Thinking about Earth, Mars and Venus as well as the differences between the trio, the team realized that the only one with habitability, Earth, also has an atmosphere depleted of carbon dioxide in comparison to its habitable zone neighbors.
“We assume that these planets were created in a similar fashion, and if we see one planet with much less carbon now, it must have gone somewhere,” Triaud pointed out. “The only process that could remove that much carbon from an atmosphere is a strong water cycle involving oceans of liquid water.”
Over the course of billions of years, our planet’s oceans have been responsible for depleting huge amounts of carbon dioxide from the atmosphere, meaning it has less now than Venus or Mars.
“On Earth, much of the atmospheric carbon dioxide has been sequestered in seawater and solid rock over geological timescales, which has helped to regulate climate and habitability for billions of years,” Frieder Klein, research co-author and a scientist at the Woods Hole Oceanographic Institution (WHOI), said in the statement.
That led the team to think that a similar depletion of carbon dioxide in an exoplanet’s atmosphere could also indicate the presence of a liquid ocean.
Conducting a search with these parameters would be best suited to “peas-in-a-pod” planetary systems that, like the solar system, host multiple rocky or terrestrial worlds of similar sizes that orbit their star at similar distances.
The first step in the investigation suggested by the team is to hunt for carbon dioxide and use this as an indicator that the exoplanet targets have an atmosphere. Once multiple planets in a single system are determined to have atmospheres, the next step would be to determine just how much carbon dioxide is in the atmospheres.
This should reveal if one or more of the planets have significantly less carbon dioxide than the others, indicating that it likely has oceans of liquid water and could thus be habitable.

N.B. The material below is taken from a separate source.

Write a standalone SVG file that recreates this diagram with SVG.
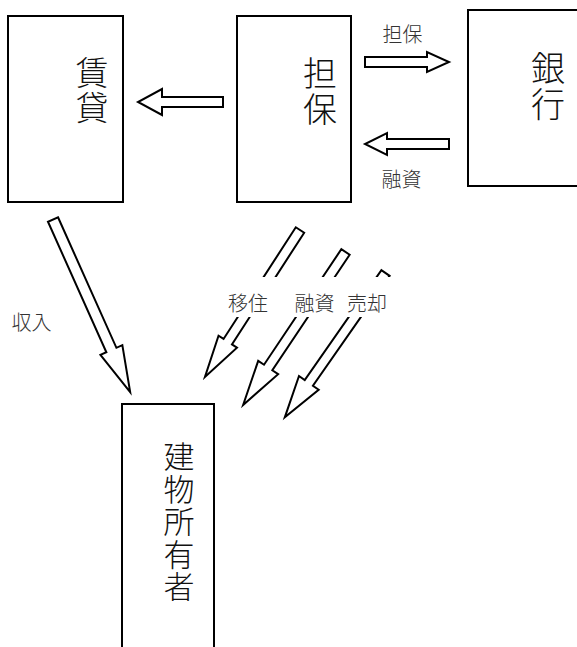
<svg xmlns="http://www.w3.org/2000/svg" width="577" height="647" viewBox="0 0 577 647">
<style>
.box{fill:#fff;stroke:#000;stroke-width:2}
.arr{fill:#fff;stroke:#000;stroke-width:2;stroke-linejoin:miter}
.big{font-family:"Noto Sans CJK JP","Noto Sans CJK SC",sans-serif;font-weight:300;fill:#111;writing-mode:vertical-rl;text-orientation:upright}
.lbl{font-family:"Noto Sans CJK JP","Noto Sans CJK SC",sans-serif;font-weight:300;font-size:20px;fill:#333;text-anchor:middle}
</style>
<rect width="577" height="647" fill="#fff"/>
<g id="node-chintai">
<rect class="box" x="8" y="16" width="115" height="186"/>
<text class="big" x="92" y="55.5" font-size="33" letter-spacing="2">賃貸</text>
</g>
<g id="node-tanpo">
<rect class="box" x="237" y="16" width="114" height="186"/>
<text class="big" x="320" y="56" font-size="34" letter-spacing="2">担保</text>
</g>
<g id="node-ginko">
<rect class="box" x="468" y="10" width="130" height="176"/>
<text class="big" x="548" y="51" font-size="34" letter-spacing="2">銀行</text>
</g>
<g id="node-owner">
<rect class="box" x="122" y="404" width="92" height="270"/>
<text class="big" x="179" y="441" font-size="31" letter-spacing="1.5">建物所有者</text>
</g>
<g id="connectors">
<polygon class="arr" points="223,97 162,97 162,89 138,102 162,115 162,107 223,107"/>
<polygon class="arr" points="365,57 427,57 427,52 449,62 427,72 427,67 365,67"/>
<polygon class="arr" points="449,139 387,139 387,133 365,144 387,155 387,149 449,149"/>
<polygon class="arr" transform="translate(53,219.5) rotate(65.9)" points="0,-5.5 143,-5.5 143,-12 189,0 143,12 143,5.5 0,5.5"/>
<polygon class="arr" transform="translate(300,230) rotate(122.9)" points="0,-5 133,-5 133,-11 175,0 133,11 133,5 0,5"/>
<polygon class="arr" transform="translate(345.5,252) rotate(123.8)" points="0,-5 139,-5 139,-12 184,0 139,12 139,5 0,5"/>
<polygon class="arr" transform="translate(385.5,273) rotate(124.9)" points="0,-5 134,-5 134,-12 176,0 134,12 134,5 0,5"/>
<rect x="205" y="277" width="195" height="40" fill="#fff"/>
<text class="lbl" x="402.5" y="42">担保</text>
<text class="lbl" x="401.5" y="187">融資</text>
<text class="lbl" x="31.5" y="330" font-size="22">収入</text>
<text class="lbl" x="248" y="311" font-size="19">移住</text>
<text class="lbl" x="314.5" y="311" font-size="19">融資</text>
<text class="lbl" x="367" y="311" font-size="19">売却</text>
</g>
</svg>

Of course, there is a little more to this method than just comparing carbon dioxide abundances. “Habitability” doesn’t equal “inhabited.” To check if life may actually exist on an exoplanet highlighted by a lack of carbon dioxide, the team suggests looking for another molecule: Ozone.
Composed of three oxygen atoms, ozone is a molecule created when lifeforms like plants and microorganisms strip carbon dioxide from the atmosphere of Earth then emit oxygen molecules that are struck by sunlight. Ozone is a good gauge of these processes on alien worlds because it is easier to detect in the atmosphere of distant exoplanets than oxygen itself is.
The team says that if a planet’s atmosphere shows signs of depleted carbon dioxide coupled with an abundance of ozone, then it could well be both habitable — and inhabited.
“If we see ozone, chances are pretty high that it’s connected to carbon dioxide being consumed by life,” Triaud added. “And if it’s life, it’s glorious life. It would not be just a few bacteria. It would be a planetary-scale biomass that’s able to process a huge amount of carbon and interact with it.”
The researchers believe the JWST is already capable of measuring abundances of carbon dioxide and ozone in multiplanet systems close to Earth.
This includes the TRAPPIST-1 system, located 40 light-years away, which is known to host seven earth-like planets, several of which are in the habitable zone of their cool star.
“TRAPPIST-1 is one of only a handful of systems where we could do terrestrial atmospheric studies with JWST,” de Wit concluded. “Now we have a roadmap for finding habitable planets. If we all work together, paradigm-shifting discoveries could be done within the next few years.”
The team’s research was published on Dec. 28 in the journal Nature Astronomy.